- EXERCISE PROMPT
Include in the output only the lines from the opening of the records through the line containing "7.7, dy: -6", each printed exactly; pictures are omitted.

---------- MATERIAL FOR THE TASK ----------

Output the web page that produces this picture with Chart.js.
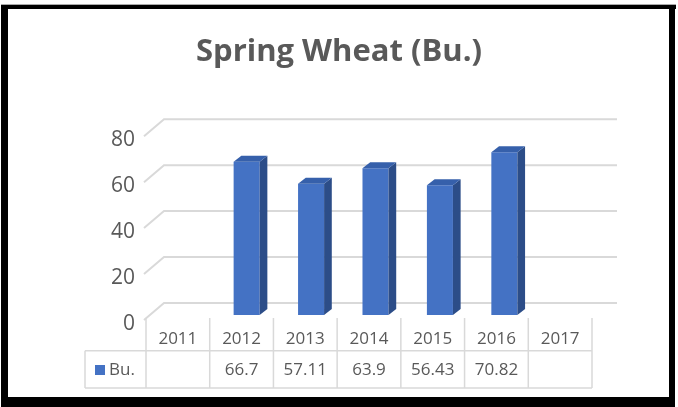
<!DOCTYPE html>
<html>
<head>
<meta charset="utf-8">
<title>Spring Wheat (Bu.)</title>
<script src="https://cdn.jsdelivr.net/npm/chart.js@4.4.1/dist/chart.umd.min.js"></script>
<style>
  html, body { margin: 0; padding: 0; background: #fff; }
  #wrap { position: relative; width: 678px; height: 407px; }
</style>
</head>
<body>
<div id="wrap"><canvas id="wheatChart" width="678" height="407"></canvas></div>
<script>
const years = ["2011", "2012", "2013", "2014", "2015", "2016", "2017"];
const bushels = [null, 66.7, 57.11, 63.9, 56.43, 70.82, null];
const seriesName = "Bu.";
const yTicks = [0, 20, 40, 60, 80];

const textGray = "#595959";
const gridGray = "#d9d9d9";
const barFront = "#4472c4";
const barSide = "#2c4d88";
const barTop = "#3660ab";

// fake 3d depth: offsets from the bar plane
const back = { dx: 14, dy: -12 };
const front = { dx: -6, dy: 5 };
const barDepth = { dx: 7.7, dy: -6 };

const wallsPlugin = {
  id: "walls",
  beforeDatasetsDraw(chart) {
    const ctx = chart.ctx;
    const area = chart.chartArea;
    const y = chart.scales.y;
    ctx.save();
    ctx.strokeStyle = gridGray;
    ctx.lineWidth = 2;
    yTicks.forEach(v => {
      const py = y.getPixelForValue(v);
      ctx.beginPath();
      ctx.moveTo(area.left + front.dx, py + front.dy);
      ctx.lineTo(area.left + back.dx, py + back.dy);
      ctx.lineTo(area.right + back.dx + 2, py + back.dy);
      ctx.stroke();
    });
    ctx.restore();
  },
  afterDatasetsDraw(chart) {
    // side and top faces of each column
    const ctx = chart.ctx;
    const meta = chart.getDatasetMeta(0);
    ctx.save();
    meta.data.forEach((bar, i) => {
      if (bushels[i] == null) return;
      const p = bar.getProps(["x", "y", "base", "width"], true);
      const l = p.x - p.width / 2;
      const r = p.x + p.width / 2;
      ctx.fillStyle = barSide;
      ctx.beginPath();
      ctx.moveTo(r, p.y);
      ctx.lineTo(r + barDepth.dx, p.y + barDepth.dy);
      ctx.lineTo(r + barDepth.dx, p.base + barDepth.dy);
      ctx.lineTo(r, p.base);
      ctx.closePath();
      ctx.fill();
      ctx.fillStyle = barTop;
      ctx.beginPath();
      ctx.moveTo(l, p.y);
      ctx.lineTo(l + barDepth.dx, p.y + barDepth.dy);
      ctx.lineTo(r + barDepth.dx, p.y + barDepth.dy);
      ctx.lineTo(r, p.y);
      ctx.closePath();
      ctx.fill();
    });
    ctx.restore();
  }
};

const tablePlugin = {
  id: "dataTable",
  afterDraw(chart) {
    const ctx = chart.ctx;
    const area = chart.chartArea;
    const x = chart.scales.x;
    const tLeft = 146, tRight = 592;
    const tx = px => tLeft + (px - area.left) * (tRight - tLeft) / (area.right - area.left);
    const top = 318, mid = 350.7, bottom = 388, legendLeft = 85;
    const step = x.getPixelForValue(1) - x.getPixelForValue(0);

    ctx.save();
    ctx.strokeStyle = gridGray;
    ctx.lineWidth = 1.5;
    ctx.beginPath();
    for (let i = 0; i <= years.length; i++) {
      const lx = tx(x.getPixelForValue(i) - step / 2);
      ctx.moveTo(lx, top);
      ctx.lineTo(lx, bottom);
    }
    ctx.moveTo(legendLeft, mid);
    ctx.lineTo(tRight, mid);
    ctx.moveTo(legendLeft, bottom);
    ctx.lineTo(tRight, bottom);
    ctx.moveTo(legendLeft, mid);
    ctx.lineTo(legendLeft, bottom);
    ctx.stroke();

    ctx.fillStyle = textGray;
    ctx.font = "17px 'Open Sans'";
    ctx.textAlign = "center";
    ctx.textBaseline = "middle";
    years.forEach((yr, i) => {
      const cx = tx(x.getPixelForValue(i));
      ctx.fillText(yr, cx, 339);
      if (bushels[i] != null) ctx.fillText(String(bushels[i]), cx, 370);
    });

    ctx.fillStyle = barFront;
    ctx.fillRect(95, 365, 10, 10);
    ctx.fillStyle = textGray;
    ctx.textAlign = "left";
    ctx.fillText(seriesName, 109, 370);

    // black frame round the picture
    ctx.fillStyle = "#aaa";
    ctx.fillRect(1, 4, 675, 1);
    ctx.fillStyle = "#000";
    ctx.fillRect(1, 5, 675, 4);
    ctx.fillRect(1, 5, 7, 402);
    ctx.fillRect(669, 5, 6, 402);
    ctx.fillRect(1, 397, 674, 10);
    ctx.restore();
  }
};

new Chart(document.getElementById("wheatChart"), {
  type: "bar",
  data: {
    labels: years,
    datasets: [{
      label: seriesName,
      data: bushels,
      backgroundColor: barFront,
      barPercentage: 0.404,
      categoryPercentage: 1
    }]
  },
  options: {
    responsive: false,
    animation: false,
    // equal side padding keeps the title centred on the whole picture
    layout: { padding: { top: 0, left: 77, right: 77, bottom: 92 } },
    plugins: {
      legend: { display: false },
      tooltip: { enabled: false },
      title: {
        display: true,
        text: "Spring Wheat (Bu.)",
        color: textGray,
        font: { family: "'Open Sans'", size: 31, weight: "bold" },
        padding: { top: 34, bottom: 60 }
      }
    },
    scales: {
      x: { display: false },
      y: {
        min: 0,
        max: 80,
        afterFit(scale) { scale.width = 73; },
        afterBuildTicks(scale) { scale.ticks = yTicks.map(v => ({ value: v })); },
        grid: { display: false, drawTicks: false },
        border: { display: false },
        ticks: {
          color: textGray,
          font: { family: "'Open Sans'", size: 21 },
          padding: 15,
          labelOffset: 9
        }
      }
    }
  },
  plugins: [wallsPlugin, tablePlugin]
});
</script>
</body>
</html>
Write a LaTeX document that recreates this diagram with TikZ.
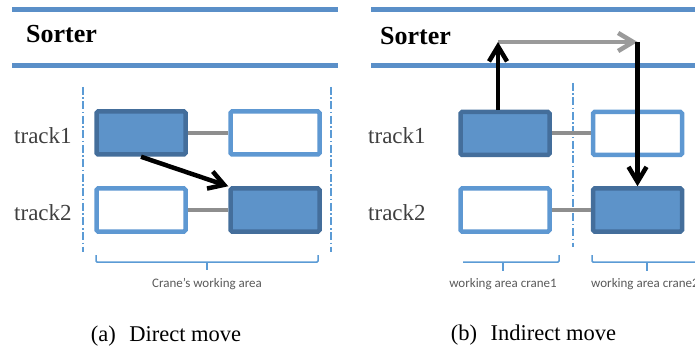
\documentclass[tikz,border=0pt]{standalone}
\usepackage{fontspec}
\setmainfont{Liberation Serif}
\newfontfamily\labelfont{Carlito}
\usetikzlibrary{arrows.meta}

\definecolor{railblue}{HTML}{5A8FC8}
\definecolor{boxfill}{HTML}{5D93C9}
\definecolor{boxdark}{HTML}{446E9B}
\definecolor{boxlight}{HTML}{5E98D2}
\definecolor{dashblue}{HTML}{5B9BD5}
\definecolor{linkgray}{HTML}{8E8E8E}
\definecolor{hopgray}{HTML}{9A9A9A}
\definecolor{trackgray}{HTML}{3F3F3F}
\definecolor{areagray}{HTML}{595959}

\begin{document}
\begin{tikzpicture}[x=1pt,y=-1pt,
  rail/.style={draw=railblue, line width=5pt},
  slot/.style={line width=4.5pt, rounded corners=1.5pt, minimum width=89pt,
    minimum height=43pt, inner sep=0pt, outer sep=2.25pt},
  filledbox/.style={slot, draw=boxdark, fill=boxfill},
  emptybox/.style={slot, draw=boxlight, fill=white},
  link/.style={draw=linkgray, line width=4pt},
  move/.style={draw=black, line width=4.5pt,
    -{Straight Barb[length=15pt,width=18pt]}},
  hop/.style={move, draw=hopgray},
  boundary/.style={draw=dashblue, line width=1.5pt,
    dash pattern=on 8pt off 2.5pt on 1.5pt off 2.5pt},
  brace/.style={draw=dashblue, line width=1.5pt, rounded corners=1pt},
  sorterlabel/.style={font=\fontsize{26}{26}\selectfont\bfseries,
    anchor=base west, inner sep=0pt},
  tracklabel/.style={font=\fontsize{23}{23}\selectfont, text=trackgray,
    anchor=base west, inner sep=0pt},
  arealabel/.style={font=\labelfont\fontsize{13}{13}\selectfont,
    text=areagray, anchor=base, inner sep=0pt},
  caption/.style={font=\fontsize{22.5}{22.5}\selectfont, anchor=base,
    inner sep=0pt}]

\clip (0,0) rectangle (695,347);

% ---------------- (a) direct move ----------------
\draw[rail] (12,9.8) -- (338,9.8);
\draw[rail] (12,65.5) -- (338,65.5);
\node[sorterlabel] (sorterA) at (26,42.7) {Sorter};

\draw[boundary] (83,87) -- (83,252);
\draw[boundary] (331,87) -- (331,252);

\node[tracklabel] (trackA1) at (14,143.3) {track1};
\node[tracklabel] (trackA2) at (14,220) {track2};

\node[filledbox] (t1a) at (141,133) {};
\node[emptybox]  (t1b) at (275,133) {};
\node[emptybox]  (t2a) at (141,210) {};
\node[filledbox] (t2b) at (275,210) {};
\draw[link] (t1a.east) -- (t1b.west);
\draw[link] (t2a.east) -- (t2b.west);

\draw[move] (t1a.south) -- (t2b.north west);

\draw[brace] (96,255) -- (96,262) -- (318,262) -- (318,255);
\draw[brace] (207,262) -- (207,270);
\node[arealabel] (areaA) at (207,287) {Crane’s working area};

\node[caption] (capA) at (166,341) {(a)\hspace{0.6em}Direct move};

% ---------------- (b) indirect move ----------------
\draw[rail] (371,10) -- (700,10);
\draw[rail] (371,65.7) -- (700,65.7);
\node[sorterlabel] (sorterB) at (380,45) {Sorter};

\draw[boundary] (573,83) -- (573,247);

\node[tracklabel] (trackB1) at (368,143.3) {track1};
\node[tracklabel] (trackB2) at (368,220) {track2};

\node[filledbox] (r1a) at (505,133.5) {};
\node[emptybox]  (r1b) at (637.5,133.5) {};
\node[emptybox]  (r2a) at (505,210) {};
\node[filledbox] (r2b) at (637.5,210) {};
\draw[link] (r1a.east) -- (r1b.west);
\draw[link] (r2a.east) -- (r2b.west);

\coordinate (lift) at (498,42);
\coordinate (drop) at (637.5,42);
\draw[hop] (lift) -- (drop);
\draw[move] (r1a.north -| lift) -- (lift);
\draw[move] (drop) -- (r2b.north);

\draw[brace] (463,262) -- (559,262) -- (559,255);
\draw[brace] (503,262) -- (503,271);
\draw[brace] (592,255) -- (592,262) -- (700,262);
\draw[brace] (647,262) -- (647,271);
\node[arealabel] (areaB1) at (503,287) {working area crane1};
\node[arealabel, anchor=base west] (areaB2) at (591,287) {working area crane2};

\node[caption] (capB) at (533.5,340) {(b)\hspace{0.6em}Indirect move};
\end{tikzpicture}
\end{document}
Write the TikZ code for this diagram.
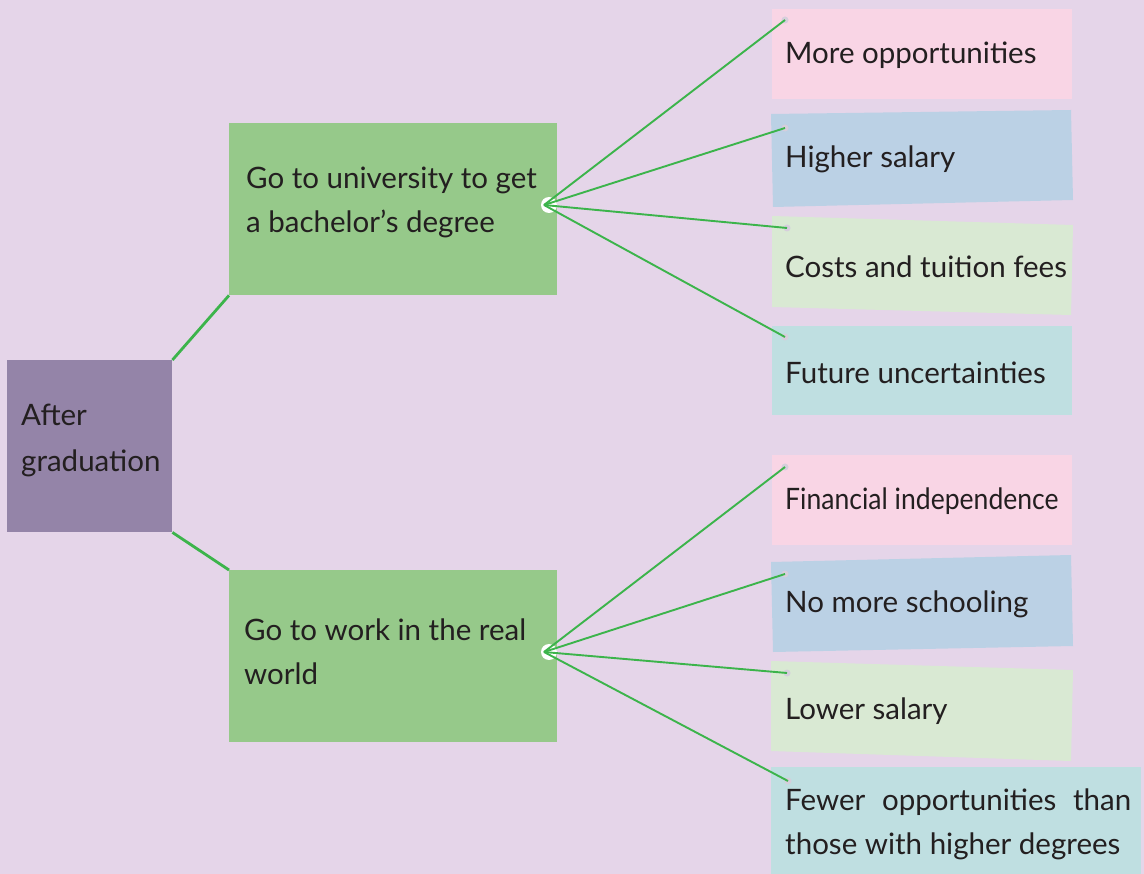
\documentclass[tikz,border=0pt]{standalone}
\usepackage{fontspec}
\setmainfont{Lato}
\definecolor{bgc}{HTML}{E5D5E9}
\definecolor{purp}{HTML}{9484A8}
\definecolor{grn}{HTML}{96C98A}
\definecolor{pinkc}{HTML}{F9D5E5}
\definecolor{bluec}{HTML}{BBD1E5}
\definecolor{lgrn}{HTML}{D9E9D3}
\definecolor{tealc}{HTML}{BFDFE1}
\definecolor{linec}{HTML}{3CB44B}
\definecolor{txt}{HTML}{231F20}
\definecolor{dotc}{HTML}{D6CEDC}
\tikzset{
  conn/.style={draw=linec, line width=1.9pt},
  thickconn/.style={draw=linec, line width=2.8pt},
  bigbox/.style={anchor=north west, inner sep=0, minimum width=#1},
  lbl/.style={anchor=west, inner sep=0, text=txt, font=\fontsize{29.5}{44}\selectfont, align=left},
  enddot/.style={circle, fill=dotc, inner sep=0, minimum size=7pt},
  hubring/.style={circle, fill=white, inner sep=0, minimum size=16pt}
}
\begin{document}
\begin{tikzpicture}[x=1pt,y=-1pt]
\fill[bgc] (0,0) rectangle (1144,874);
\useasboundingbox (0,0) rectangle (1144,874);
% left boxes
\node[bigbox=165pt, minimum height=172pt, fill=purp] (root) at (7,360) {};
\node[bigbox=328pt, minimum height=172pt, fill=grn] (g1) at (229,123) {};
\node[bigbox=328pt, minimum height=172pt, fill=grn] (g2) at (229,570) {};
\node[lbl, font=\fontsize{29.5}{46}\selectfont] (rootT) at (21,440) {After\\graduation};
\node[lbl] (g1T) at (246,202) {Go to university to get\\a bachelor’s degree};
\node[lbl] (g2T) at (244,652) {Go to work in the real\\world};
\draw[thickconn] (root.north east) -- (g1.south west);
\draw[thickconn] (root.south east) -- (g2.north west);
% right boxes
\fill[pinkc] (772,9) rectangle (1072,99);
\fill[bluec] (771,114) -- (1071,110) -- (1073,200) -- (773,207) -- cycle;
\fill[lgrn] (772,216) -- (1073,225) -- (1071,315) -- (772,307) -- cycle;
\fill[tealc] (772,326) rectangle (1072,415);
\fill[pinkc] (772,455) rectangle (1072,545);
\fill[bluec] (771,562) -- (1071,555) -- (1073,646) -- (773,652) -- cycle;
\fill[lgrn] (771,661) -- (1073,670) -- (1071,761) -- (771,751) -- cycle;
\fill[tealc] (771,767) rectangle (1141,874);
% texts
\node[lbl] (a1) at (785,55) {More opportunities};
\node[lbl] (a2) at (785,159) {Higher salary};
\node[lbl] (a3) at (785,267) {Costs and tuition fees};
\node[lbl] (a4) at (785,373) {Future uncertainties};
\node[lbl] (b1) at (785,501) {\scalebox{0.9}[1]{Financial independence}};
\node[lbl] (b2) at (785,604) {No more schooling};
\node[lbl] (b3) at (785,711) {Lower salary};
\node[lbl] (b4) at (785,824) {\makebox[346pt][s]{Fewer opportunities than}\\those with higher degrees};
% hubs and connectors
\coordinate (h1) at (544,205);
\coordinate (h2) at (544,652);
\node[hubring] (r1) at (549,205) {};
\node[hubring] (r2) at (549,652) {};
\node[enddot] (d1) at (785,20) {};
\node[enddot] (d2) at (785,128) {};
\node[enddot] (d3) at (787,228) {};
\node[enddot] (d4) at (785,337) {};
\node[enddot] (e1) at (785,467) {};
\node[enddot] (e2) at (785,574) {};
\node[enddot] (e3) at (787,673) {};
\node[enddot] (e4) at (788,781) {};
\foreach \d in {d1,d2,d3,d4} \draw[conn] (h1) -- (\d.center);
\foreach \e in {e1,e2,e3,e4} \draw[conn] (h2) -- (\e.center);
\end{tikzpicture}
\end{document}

----------

- WRITTEN SOLUTION
Output the web page that produces this picture with Chart.js.
<!DOCTYPE html>
<html>
<head>
<meta charset="utf-8">
<title>Spring Wheat (Bu.)</title>
<script src="https://cdn.jsdelivr.net/npm/chart.js@4.4.1/dist/chart.umd.min.js"></script>
<style>
  html, body { margin: 0; padding: 0; background: #fff; }
  #wrap { position: relative; width: 678px; height: 407px; }
</style>
</head>
<body>
<div id="wrap"><canvas id="wheatChart" width="678" height="407"></canvas></div>
<script>
const years = ["2011", "2012", "2013", "2014", "2015", "2016", "2017"];
const bushels = [null, 66.7, 57.11, 63.9, 56.43, 70.82, null];
const seriesName = "Bu.";
const yTicks = [0, 20, 40, 60, 80];

const textGray = "#595959";
const gridGray = "#d9d9d9";
const barFront = "#4472c4";
const barSide = "#2c4d88";
const barTop = "#3660ab";

// fake 3d depth: offsets from the bar plane
const back = { dx: 14, dy: -12 };
const front = { dx: -6, dy: 5 };
const barDepth = { dx: 7.7, dy: -6 };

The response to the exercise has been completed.